--- START OF MATERIAL PROVIDED ---
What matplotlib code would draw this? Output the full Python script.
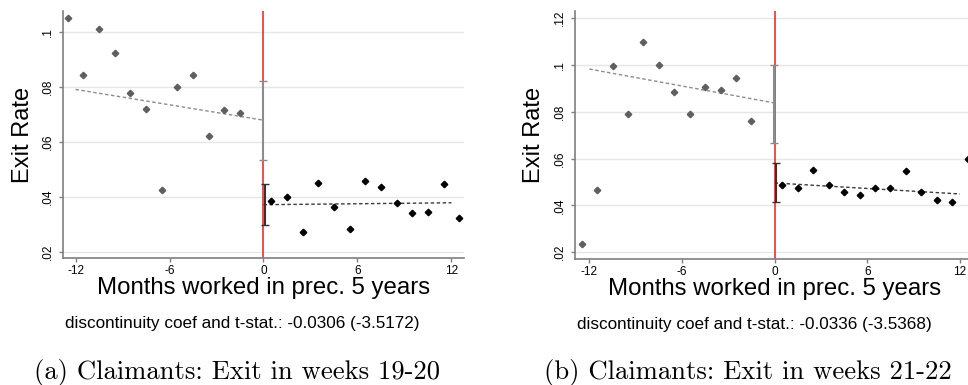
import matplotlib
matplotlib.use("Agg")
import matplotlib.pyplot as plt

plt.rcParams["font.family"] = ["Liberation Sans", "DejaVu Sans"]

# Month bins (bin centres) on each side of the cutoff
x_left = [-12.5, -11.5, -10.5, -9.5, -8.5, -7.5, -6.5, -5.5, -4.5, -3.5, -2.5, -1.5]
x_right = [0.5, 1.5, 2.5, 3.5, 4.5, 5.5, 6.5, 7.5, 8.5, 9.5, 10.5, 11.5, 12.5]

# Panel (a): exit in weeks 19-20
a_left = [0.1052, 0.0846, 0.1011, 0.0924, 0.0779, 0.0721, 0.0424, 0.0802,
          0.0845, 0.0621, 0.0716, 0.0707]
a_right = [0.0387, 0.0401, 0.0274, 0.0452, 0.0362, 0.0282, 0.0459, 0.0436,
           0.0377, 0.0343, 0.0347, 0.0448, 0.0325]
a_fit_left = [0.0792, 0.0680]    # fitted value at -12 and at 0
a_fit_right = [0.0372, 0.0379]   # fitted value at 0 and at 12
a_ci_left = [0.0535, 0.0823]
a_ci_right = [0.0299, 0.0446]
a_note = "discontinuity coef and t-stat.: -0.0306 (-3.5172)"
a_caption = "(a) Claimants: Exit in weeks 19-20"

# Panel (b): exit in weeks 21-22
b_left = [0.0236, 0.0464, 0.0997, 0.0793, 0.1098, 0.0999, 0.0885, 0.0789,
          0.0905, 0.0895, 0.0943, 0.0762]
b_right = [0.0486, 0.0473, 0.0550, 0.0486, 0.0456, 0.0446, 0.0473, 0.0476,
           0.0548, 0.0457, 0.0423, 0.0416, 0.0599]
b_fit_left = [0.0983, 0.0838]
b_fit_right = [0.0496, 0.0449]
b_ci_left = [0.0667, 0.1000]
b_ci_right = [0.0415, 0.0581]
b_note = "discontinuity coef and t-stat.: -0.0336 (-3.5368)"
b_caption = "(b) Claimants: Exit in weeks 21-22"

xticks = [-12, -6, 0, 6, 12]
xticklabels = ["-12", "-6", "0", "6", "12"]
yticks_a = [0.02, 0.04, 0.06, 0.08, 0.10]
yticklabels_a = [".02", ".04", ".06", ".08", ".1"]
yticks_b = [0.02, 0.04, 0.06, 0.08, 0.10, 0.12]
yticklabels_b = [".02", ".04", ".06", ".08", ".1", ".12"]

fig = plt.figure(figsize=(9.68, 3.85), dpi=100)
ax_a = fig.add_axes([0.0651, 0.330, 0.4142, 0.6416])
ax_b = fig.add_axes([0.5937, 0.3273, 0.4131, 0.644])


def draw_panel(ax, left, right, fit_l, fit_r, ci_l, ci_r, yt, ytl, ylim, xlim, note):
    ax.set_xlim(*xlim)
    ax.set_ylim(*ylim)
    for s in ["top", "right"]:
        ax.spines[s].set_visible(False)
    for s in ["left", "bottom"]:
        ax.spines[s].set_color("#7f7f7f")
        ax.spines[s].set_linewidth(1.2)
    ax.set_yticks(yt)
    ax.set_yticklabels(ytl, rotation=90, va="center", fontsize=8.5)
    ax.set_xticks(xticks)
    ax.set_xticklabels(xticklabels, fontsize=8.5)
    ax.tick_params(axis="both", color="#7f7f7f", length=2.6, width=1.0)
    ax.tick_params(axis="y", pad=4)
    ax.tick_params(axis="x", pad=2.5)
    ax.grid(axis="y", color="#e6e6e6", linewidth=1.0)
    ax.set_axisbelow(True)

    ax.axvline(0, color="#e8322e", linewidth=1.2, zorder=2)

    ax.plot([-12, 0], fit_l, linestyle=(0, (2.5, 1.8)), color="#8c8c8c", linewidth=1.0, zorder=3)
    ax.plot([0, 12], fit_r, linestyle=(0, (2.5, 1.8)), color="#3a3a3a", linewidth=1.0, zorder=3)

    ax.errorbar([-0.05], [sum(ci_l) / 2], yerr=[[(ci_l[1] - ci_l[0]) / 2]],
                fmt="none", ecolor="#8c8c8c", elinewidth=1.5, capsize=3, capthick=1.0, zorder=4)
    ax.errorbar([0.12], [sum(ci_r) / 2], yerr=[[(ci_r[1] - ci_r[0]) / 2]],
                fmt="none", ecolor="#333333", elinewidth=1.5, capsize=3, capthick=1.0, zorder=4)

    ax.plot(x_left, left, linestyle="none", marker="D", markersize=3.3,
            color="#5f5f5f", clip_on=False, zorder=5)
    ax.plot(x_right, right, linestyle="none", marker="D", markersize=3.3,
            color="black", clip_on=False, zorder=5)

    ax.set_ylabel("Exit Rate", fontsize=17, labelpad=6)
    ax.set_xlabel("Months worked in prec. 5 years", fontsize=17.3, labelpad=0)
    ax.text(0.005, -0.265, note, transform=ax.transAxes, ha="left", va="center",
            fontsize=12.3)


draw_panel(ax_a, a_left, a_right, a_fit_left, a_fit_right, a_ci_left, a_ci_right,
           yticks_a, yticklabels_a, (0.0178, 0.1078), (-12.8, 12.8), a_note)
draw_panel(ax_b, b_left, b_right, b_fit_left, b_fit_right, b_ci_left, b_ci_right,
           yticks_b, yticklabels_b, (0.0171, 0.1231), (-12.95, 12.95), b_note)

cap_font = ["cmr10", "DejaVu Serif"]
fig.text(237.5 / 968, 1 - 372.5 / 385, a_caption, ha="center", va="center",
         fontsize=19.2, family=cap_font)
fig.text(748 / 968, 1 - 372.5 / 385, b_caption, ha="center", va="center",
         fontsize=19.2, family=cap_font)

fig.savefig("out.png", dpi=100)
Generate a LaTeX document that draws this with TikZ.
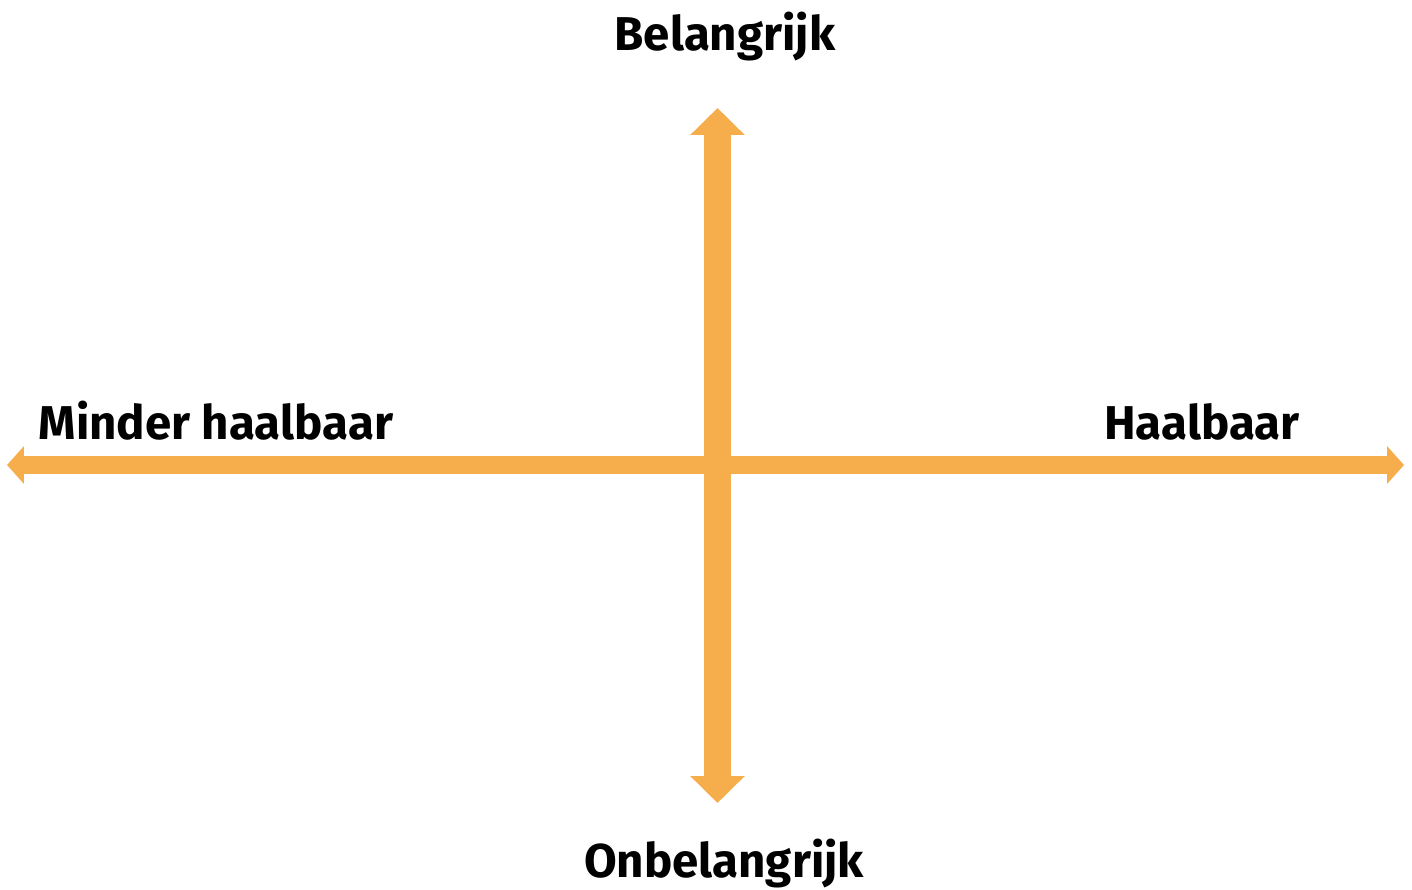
--- END OF MATERIAL PROVIDED ---
_EXERCISE DIRECTIONS_
Leave images out of the retyped records; keep all else exact.

_THE COMPLETED TASK_
What matplotlib code would draw this? Output the full Python script.
import matplotlib
matplotlib.use("Agg")
import matplotlib.pyplot as plt

plt.rcParams["font.family"] = ["Liberation Sans", "DejaVu Sans"]

# Month bins (bin centres) on each side of the cutoff
x_left = [-12.5, -11.5, -10.5, -9.5, -8.5, -7.5, -6.5, -5.5, -4.5, -3.5, -2.5, -1.5]
x_right = [0.5, 1.5, 2.5, 3.5, 4.5, 5.5, 6.5, 7.5, 8.5, 9.5, 10.5, 11.5, 12.5]

# Panel (a): exit in weeks 19-20
a_left = [0.1052, 0.0846, 0.1011, 0.0924, 0.0779, 0.0721, 0.0424, 0.0802,
          0.0845, 0.0621, 0.0716, 0.0707]
a_right = [0.0387, 0.0401, 0.0274, 0.0452, 0.0362, 0.0282, 0.0459, 0.0436,
           0.0377, 0.0343, 0.0347, 0.0448, 0.0325]
a_fit_left = [0.0792, 0.0680]    # fitted value at -12 and at 0
a_fit_right = [0.0372, 0.0379]   # fitted value at 0 and at 12
a_ci_left = [0.0535, 0.0823]
a_ci_right = [0.0299, 0.0446]
a_note = "discontinuity coef and t-stat.: -0.0306 (-3.5172)"
a_caption = "(a) Claimants: Exit in weeks 19-20"

# Panel (b): exit in weeks 21-22
b_left = [0.0236, 0.0464, 0.0997, 0.0793, 0.1098, 0.0999, 0.0885, 0.0789,
          0.0905, 0.0895, 0.0943, 0.0762]
b_right = [0.0486, 0.0473, 0.0550, 0.0486, 0.0456, 0.0446, 0.0473, 0.0476,
           0.0548, 0.0457, 0.0423, 0.0416, 0.0599]
b_fit_left = [0.0983, 0.0838]
b_fit_right = [0.0496, 0.0449]
b_ci_left = [0.0667, 0.1000]
b_ci_right = [0.0415, 0.0581]
b_note = "discontinuity coef and t-stat.: -0.0336 (-3.5368)"
b_caption = "(b) Claimants: Exit in weeks 21-22"

xticks = [-12, -6, 0, 6, 12]
xticklabels = ["-12", "-6", "0", "6", "12"]
yticks_a = [0.02, 0.04, 0.06, 0.08, 0.10]
yticklabels_a = [".02", ".04", ".06", ".08", ".1"]
yticks_b = [0.02, 0.04, 0.06, 0.08, 0.10, 0.12]
yticklabels_b = [".02", ".04", ".06", ".08", ".1", ".12"]

fig = plt.figure(figsize=(9.68, 3.85), dpi=100)
ax_a = fig.add_axes([0.0651, 0.330, 0.4142, 0.6416])
ax_b = fig.add_axes([0.5937, 0.3273, 0.4131, 0.644])


def draw_panel(ax, left, right, fit_l, fit_r, ci_l, ci_r, yt, ytl, ylim, xlim, note):
    ax.set_xlim(*xlim)
    ax.set_ylim(*ylim)
    for s in ["top", "right"]:
        ax.spines[s].set_visible(False)
    for s in ["left", "bottom"]:
        ax.spines[s].set_color("#7f7f7f")
        ax.spines[s].set_linewidth(1.2)
    ax.set_yticks(yt)
    ax.set_yticklabels(ytl, rotation=90, va="center", fontsize=8.5)
    ax.set_xticks(xticks)
    ax.set_xticklabels(xticklabels, fontsize=8.5)
    ax.tick_params(axis="both", color="#7f7f7f", length=2.6, width=1.0)
    ax.tick_params(axis="y", pad=4)
    ax.tick_params(axis="x", pad=2.5)
    ax.grid(axis="y", color="#e6e6e6", linewidth=1.0)
    ax.set_axisbelow(True)

    ax.axvline(0, color="#e8322e", linewidth=1.2, zorder=2)

    ax.plot([-12, 0], fit_l, linestyle=(0, (2.5, 1.8)), color="#8c8c8c", linewidth=1.0, zorder=3)
    ax.plot([0, 12], fit_r, linestyle=(0, (2.5, 1.8)), color="#3a3a3a", linewidth=1.0, zorder=3)

    ax.errorbar([-0.05], [sum(ci_l) / 2], yerr=[[(ci_l[1] - ci_l[0]) / 2]],
                fmt="none", ecolor="#8c8c8c", elinewidth=1.5, capsize=3, capthick=1.0, zorder=4)
    ax.errorbar([0.12], [sum(ci_r) / 2], yerr=[[(ci_r[1] - ci_r[0]) / 2]],
                fmt="none", ecolor="#333333", elinewidth=1.5, capsize=3, capthick=1.0, zorder=4)

    ax.plot(x_left, left, linestyle="none", marker="D", markersize=3.3,
            color="#5f5f5f", clip_on=False, zorder=5)
    ax.plot(x_right, right, linestyle="none", marker="D", markersize=3.3,
            color="black", clip_on=False, zorder=5)

    ax.set_ylabel("Exit Rate", fontsize=17, labelpad=6)
    ax.set_xlabel("Months worked in prec. 5 years", fontsize=17.3, labelpad=0)
    ax.text(0.005, -0.265, note, transform=ax.transAxes, ha="left", va="center",
            fontsize=12.3)


draw_panel(ax_a, a_left, a_right, a_fit_left, a_fit_right, a_ci_left, a_ci_right,
           yticks_a, yticklabels_a, (0.0178, 0.1078), (-12.8, 12.8), a_note)
draw_panel(ax_b, b_left, b_right, b_fit_left, b_fit_right, b_ci_left, b_ci_right,
           yticks_b, yticklabels_b, (0.0171, 0.1231), (-12.95, 12.95), b_note)

cap_font = ["cmr10", "DejaVu Serif"]
fig.text(237.5 / 968, 1 - 372.5 / 385, a_caption, ha="center", va="center",
         fontsize=19.2, family=cap_font)
fig.text(748 / 968, 1 - 372.5 / 385, b_caption, ha="center", va="center",
         fontsize=19.2, family=cap_font)

fig.savefig("out.png", dpi=100)
Generate a LaTeX document that draws this with TikZ.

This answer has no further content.